Kilka tygodni temu przeczytałem książkę The Lean Startup, autor Eric Ries. Szkoda, że jej nie przeczytałem kilka lat wcześniej. Wtedy byłaby dla mnie zupełnie odkrywcza. Teraz uzupełniła moją wiedzę. Eric to swego rodzaju ewangelista nowego podejścia do produktu i do organizacji, która ten produkt wytwarza lub chce wytworzyć. Przez wielu uznany jako guru nowego podejścia. Przyłączam się.
Ostatnio dzięki stowarzyszeniu PMI, w którym aktywnie pracuje dostałem prenumeratę Harvard Business Review. We wrześniowym numerze pokazał się artykuł: „Too Many Pivots, Too Little Passion – What’s wrong with today’s entrepeneurism”. Artykuł krytycznie podchodzi do nowego typu przedsiębiorców tzw. startup’owców. Wspomniana jest tutaj między innymi postać Erica i jego książka. Stawia podejście Erica w konfrontacji do wszystkim znanego Steve Jobs’a. Zamiast polegać na intuicji dotyczącej potrzeb klienta oraz na perfekcyjnym rozwoju produktu, który kończy się wielkim wejściem na rynek, Eric namawia do pokazywania pierwszej najprostszej wersji klientowi, do zbierania informacji zwrotnej i ciągłej poprawy produktu, aż do momentu, kiedy stworzymy coś co można sprzedać. Wspomniane są też inne książki takie jak „Startup Weekend”, która pokazuje, że można zbudować produkt w 54 godziny. Zarzuca, że nowe podejście, nowa strategia to głównie z ang. buzzwords. Nie da się przenieść tej strategii na produkty inne niż strony internetowe lub aplikacje. Zarzuca, że żadna z nowopowstałych firm na podstawie nowej strategii nie zmieniła świata. Zamiast podejścia budowania firmy, po to aby przetrwała wiele lat na rynku, buduje się firmy po to aby były szybko kupione przez Google. Dla wielu nowych przedsiębiorców, którzy stosują nową strategię nie ma znaczenia jaki produkt budują, nie mają pasji dla niego. Oni wierzą, że poprzez szybkie próby, błędy i poprawki są wstanie dojść do jakiegoś produktu, który się sprzeda. Wspomniane jest też inne skrajne podejście, które polega na wymyślaniu produktu przez lata, na wydaniu setek tysięcy dolarów bez pokazania lub próby sprzedania go klientowi. Autor artykułu namawia do podejścia równoważącego pasję, cierpliwość oraz respekt do informacji zwrotnej idącej z rynku.
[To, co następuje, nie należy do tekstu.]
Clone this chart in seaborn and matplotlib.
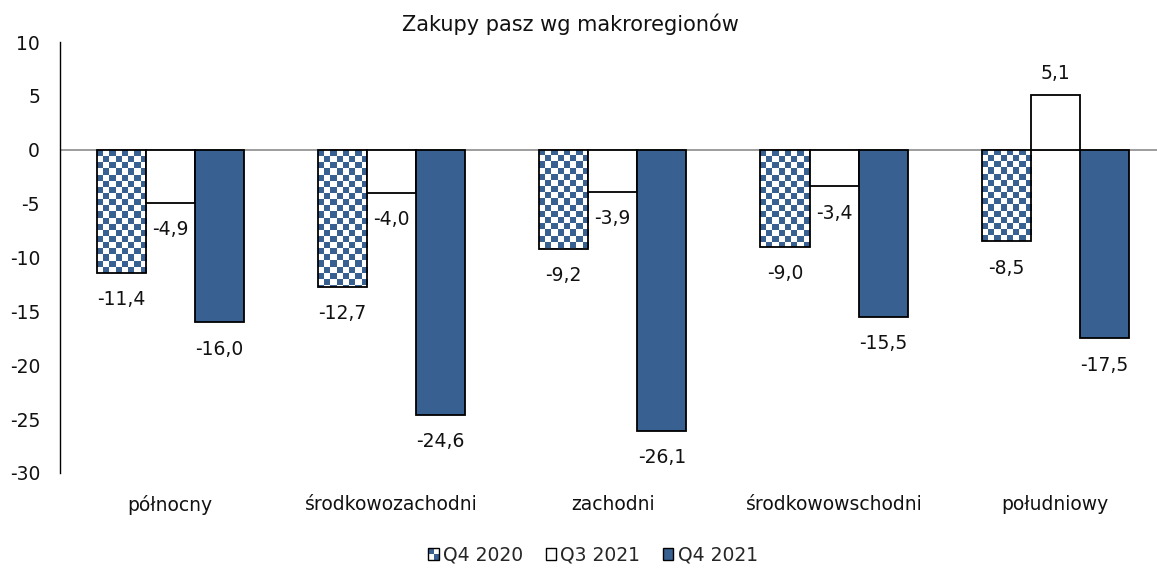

Wg mnie równowaga jest bardzo potrzebna, jednak jeżeli chcemy budować lepszą organizację to musimy się kierować w stronę strategii prezentowanej w książce The Lean Startup. Można ją także wykorzystać do tradycyjnych produktów. Kilkadziesiąt lat temu firmy motoryzacyjne wypuszczały nowe modele samochodów co 8-10 lat. Toyota poprzez podejście lean skróciła czas wypuszczenia nowego modelu do 1-2 lat. To zaskoczyło rynek i pozwoliło na bycie światowym liderem w sprzedaży samochodów. Szybszy wygrywa, lecz musimy pamiętać o równowadze szybkości i najwyższej wymaganej jakości naszych produktów.
Ograniczenia tkwią w naszym myśleniu o produkcie i jego budowie.